When the United States wanted to send a message to North Korea after its January nuclear test, it dispatched a nuclear-capable B-52 Stratofortress to fly low over the South Korean peninsula.
That was pure symbolism. There was no way to tell if the Cold War era bomber was actually armed, with either conventional weapons, or nuclear-tipped cruise missiles.
Such was not the case Monday in Iraq, when one of those aging B-52s used satellite-guided joint direct attack munitions to take out an Islamic State weapons storage facility in Northern Iraq. That was combat, pure and simple.
In briefing reporters at the Pentagon on the mission, Col. Steve Warren, a U.S. military spokesman in Baghdad, used the words "legendary" and "iconic" to describe the venerable warbird. They were sent to replace the B-1B Lancers, which were doing much of the heavy lifting in the air war against the Islamic State in Iraq and Syria for the past year, and needed maintenance.
While the B-52 remains a tangible and impressive symbol of America's superpower status, Warren downplayed the idea the deployment was intended to convey any particular message. "Obviously, the B-52 does have a long and very illustrious history. So we do like to talk about it. But really, it's simply another platform from which we can launch our precision strikes," he said.
But as impressive as the B-52 is, with its massive wingspan, long range and ability to carry up to 70,000 pounds of ordinance, it's still a relic of a bygone era, and also a symbol of America's aging Air Force, which includes four fleets of air planes over half-a-century old.
Today's H-model B-52s were designed in the 1950s, and built in the early 1960s. That makes them considerably older than the pilots who fly them. The average age of the remaining fleet of 76 aircraft is 55 years, but some are over 50.
"The idea that we would run a Formula One or a NASCAR race with a car built in 1962 is ridiculous, but we're going to war with airplanes built in 1962. We have got to modernize the Air Force. It's just an imperative," Air Force Chief of Staff Gen. Mark Welsh told Congress last year.
The plane also provides go-to stats on the campaign trail for candidates calling to rebuild the military.

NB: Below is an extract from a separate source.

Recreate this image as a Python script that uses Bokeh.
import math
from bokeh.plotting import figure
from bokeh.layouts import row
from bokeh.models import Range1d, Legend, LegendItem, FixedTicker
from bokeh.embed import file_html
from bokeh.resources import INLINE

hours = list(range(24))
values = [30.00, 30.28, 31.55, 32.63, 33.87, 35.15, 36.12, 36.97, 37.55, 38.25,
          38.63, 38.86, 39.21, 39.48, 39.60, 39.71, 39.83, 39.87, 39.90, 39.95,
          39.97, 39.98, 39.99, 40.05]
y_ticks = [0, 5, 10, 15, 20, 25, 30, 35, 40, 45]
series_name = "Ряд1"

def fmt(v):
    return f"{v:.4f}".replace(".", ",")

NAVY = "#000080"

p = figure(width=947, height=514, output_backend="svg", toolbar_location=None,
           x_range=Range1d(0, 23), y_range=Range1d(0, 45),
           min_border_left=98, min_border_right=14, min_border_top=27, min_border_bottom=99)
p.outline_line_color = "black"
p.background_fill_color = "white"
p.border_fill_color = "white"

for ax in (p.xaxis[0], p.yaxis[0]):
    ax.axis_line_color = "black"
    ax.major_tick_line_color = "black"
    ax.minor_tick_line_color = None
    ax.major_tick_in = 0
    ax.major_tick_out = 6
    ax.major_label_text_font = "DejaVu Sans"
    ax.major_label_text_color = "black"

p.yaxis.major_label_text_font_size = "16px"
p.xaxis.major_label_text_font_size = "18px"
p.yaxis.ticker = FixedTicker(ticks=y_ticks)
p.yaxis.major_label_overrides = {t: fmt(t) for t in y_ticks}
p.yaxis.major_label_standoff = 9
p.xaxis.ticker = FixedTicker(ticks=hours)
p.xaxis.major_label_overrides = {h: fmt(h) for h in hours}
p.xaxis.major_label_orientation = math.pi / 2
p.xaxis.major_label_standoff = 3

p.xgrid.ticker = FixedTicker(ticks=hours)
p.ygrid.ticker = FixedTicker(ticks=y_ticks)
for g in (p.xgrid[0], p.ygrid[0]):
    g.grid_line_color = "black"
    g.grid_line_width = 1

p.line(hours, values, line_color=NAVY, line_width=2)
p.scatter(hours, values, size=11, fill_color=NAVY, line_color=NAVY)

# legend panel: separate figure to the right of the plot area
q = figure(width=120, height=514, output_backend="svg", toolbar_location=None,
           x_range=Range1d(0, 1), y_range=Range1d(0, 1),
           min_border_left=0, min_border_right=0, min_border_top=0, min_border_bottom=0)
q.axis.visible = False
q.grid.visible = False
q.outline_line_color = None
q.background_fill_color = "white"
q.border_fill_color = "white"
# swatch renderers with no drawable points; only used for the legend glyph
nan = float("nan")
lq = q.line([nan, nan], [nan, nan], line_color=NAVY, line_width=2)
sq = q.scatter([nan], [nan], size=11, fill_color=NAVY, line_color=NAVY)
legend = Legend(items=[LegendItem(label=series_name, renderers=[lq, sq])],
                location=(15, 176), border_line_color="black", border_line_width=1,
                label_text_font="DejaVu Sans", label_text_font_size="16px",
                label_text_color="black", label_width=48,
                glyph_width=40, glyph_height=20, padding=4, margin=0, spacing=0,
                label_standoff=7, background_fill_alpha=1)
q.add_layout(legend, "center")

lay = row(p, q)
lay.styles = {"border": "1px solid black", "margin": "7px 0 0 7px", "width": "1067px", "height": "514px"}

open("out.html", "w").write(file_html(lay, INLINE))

"We've decimated our military," Mike Huckabee said during one of the GOP debates last year. "We're flying B-52s. The most recent one that was put in service was November of 1962. A lot of the B-52s we're flying ... most of them are older than me. And that's pretty scary."
But they don't design planes like they used to, and the B-52 has turned out to be an indefatigable workhorse, on course to keep flying for another 25 years or more, said Richard Aboulafia, vice president for analysis at the Teal group.
In fact, Aboulafia says the B-52 is likely to outlast the B-1, which like the B-52 lacks stealth, but also can't carry as many bombs and missiles as the massive Stratofortress. When the new long-range batwing B-21 begins production in the next decade, Aboulafia says the 1980s era B-1 will likely be retired, while the B-52s will remain in service for 80 years or more.
"If you are looking for a broader message about the aerospace industrial base, the B-52 and the B-21 tell it well, which is we reach these aeronautical plateaus, we stay on them for a long time, and all the progress takes place with the onboard systems and sensors," Aboulafia told the Examiner.
Aboulafia said the B-52's advantages, which include its long range and ability to carry heavy payloads, may not be all that necessary in Iraq and Syria. But on the other hand, given that there are no anti-aircraft missiles capable of shooting it down, why not send it in?
"People are drawing conclusions about air power in a conflict where there are really no air defenses of any kind to speak of," he says. "In other words, in the case of the B-52, there's absolutely no reason not to use a long-range, high-capacity bomb truck because nobody has the ability to defend against it."